● Goal
Filter the records below and copy every line containing the word "React".

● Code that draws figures
--------------------------------

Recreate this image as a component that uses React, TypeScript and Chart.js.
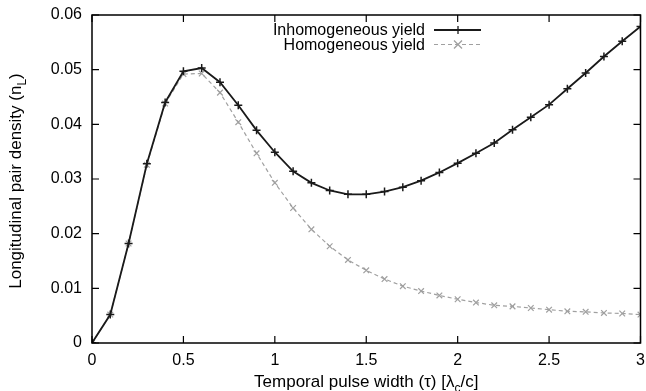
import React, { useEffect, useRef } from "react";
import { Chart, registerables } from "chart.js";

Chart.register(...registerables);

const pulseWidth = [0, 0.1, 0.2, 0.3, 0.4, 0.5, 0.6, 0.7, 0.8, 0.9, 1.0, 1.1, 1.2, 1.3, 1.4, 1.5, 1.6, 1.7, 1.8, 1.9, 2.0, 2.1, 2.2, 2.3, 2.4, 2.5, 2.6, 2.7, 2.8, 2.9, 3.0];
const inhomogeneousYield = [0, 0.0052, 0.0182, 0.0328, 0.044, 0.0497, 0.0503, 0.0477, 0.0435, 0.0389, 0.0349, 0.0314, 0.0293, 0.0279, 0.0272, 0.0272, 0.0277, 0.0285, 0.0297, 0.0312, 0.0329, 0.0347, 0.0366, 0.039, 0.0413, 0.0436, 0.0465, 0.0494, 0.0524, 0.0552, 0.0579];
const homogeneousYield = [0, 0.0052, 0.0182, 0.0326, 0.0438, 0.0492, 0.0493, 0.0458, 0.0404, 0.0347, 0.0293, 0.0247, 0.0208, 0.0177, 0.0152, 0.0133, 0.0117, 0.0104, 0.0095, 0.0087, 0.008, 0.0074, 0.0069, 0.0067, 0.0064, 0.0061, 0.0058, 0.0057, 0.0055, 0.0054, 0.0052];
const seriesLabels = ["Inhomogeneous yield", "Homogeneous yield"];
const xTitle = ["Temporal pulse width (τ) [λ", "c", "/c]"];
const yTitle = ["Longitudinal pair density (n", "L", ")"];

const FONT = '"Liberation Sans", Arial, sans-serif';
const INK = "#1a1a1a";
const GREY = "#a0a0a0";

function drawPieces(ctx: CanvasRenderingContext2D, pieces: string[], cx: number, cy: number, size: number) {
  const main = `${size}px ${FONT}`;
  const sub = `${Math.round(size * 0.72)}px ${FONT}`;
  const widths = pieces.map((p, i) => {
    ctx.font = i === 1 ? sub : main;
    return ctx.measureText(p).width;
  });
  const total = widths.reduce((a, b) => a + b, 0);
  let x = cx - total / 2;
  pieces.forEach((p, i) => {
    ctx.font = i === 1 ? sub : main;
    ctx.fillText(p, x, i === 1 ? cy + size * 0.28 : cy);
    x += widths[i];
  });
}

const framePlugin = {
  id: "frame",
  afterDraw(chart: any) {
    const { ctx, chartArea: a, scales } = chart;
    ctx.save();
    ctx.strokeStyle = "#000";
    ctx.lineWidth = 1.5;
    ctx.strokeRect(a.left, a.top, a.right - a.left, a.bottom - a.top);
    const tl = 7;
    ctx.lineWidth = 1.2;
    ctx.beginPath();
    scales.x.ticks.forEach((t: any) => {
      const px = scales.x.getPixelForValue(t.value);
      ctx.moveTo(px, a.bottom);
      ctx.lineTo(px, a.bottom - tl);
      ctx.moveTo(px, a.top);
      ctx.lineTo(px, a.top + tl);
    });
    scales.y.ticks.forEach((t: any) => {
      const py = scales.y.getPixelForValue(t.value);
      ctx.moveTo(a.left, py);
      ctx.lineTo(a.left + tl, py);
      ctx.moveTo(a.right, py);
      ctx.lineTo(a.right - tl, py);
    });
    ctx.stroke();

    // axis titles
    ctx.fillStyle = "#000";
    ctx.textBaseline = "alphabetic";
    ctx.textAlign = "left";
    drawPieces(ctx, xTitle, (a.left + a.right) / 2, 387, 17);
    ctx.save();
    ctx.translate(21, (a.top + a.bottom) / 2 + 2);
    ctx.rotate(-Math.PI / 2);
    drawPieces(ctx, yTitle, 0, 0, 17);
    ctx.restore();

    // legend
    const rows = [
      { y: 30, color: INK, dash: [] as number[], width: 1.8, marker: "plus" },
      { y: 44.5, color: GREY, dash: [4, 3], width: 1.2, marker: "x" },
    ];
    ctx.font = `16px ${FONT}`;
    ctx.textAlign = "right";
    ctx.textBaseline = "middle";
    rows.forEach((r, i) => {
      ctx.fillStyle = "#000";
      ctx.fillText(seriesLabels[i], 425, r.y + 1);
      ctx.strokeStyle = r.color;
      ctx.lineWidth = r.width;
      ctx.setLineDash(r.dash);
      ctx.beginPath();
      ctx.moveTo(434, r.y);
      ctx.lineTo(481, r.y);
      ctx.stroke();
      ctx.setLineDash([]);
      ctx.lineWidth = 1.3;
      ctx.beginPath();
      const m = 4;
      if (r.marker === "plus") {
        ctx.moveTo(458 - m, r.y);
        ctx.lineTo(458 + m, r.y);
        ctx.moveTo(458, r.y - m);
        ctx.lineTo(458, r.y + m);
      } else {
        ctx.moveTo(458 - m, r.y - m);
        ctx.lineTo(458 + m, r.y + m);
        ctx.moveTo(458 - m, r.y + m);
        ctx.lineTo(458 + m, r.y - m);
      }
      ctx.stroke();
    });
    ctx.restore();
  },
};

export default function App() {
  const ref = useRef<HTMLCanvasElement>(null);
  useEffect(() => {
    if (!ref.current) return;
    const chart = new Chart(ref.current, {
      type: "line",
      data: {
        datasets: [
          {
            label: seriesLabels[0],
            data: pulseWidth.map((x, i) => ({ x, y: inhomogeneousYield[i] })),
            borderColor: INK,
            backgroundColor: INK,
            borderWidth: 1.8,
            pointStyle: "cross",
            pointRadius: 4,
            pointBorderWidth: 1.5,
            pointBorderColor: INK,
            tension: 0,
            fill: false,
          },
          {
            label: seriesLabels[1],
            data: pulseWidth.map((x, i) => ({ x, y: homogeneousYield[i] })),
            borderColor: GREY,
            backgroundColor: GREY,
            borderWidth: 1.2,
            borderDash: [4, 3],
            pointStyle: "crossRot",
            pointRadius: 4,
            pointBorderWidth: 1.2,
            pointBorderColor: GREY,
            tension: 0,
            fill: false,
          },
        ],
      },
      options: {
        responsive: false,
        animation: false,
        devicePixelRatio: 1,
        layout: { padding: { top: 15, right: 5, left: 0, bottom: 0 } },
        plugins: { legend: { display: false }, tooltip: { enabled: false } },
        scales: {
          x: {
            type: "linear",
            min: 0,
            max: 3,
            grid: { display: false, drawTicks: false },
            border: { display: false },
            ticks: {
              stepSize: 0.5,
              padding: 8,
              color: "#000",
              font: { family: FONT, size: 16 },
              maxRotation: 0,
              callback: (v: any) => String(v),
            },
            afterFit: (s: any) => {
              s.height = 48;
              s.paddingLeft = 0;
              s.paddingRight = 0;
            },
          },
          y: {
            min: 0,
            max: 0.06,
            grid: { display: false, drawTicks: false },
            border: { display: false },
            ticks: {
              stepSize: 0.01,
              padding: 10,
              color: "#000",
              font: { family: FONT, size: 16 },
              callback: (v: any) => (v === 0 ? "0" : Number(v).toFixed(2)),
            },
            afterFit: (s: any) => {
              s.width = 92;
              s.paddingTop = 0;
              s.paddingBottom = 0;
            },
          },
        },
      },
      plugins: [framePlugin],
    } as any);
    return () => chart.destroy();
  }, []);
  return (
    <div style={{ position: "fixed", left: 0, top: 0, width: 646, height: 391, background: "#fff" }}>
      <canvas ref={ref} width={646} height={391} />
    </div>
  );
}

--------------------------------

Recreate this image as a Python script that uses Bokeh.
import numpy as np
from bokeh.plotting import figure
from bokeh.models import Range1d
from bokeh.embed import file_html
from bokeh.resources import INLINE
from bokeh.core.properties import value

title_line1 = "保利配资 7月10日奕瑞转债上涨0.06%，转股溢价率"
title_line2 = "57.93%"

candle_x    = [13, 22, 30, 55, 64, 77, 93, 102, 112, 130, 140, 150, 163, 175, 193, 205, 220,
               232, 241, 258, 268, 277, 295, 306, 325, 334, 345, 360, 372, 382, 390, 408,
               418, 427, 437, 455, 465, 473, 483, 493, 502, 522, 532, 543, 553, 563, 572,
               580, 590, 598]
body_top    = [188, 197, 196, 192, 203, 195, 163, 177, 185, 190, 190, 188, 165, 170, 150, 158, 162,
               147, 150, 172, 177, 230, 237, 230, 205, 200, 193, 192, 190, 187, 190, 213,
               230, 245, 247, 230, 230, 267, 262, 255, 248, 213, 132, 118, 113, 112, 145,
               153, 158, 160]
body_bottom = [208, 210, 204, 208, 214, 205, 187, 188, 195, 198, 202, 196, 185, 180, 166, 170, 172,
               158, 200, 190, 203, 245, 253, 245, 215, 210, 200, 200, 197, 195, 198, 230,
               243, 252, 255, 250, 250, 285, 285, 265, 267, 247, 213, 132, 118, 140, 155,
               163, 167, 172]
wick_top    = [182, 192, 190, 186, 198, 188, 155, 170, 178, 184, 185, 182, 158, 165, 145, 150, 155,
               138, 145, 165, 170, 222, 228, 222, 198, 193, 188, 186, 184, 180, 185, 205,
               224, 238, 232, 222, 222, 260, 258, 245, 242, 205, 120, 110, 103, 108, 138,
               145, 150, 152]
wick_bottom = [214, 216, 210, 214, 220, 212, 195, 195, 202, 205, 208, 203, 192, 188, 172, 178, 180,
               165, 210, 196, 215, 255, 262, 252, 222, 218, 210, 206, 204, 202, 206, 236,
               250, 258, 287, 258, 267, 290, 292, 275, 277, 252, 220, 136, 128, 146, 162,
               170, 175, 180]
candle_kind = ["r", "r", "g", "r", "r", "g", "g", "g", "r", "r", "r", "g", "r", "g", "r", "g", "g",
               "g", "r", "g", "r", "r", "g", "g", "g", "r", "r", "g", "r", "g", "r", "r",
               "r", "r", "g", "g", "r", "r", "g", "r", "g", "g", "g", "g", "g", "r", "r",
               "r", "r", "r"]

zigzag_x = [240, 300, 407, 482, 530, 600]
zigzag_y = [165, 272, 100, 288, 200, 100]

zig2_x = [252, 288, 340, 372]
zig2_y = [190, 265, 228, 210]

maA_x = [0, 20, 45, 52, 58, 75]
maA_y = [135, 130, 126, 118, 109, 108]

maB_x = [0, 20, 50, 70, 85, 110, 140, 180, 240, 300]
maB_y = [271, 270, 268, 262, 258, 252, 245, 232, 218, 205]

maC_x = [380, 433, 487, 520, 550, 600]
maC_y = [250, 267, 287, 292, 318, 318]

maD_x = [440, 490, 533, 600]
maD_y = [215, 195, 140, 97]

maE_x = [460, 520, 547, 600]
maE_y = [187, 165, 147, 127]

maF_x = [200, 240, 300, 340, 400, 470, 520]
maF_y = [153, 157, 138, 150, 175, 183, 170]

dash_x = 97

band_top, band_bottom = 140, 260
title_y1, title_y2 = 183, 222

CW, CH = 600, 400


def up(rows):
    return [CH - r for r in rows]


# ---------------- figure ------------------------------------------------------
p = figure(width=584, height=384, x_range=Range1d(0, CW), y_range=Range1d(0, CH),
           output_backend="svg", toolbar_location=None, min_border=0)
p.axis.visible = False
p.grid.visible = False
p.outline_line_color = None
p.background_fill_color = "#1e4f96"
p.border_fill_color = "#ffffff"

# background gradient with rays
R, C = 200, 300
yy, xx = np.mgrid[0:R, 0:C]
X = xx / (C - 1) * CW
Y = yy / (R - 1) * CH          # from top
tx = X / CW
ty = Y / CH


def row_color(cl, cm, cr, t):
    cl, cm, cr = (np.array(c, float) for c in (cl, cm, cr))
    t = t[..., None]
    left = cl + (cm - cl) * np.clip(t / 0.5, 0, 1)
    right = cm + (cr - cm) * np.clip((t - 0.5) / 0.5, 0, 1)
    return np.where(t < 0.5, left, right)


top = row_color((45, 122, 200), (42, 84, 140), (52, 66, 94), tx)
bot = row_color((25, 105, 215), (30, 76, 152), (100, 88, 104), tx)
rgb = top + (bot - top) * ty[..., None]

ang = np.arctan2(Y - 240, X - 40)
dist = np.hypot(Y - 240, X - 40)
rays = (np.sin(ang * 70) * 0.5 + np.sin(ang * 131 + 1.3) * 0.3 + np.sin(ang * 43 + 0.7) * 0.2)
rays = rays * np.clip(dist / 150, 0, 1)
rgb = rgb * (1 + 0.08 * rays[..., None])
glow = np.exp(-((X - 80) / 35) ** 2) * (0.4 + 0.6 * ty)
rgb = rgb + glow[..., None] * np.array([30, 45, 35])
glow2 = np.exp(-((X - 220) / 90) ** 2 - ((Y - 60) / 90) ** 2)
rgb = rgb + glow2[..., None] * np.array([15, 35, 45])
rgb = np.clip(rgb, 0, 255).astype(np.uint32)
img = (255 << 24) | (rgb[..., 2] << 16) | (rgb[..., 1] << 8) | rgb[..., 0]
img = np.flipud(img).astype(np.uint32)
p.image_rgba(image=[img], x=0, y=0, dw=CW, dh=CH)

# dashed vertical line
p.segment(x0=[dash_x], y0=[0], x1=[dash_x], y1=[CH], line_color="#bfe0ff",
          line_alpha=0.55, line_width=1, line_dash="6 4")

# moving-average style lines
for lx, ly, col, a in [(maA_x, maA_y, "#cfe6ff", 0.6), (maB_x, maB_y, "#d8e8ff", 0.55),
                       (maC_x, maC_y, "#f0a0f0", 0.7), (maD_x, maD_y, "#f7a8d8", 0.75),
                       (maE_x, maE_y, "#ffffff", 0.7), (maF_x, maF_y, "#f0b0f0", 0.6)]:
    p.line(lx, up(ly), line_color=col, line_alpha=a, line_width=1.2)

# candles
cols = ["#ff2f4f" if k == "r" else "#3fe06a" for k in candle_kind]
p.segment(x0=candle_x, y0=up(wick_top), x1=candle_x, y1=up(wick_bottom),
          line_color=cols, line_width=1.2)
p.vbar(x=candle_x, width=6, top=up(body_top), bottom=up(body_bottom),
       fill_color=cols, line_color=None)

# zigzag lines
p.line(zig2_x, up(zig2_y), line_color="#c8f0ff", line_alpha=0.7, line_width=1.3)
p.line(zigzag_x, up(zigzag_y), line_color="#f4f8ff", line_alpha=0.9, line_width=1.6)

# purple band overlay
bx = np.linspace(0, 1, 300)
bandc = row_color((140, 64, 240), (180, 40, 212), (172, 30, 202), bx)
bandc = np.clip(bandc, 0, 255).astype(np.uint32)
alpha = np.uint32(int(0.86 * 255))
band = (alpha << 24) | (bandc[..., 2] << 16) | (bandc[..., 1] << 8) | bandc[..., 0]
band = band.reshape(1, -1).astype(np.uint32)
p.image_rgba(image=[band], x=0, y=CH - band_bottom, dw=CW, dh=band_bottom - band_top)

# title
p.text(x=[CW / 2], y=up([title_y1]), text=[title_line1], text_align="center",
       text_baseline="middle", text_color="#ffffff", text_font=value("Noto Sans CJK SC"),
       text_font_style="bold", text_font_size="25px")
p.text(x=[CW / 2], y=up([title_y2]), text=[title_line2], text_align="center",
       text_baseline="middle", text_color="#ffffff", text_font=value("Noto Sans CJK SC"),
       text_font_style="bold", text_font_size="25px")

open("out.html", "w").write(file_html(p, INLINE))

--------------------------------

● Finished task
Recreate this image as a component that uses React, TypeScript and Chart.js.
import React, { useEffect, useRef } from "react";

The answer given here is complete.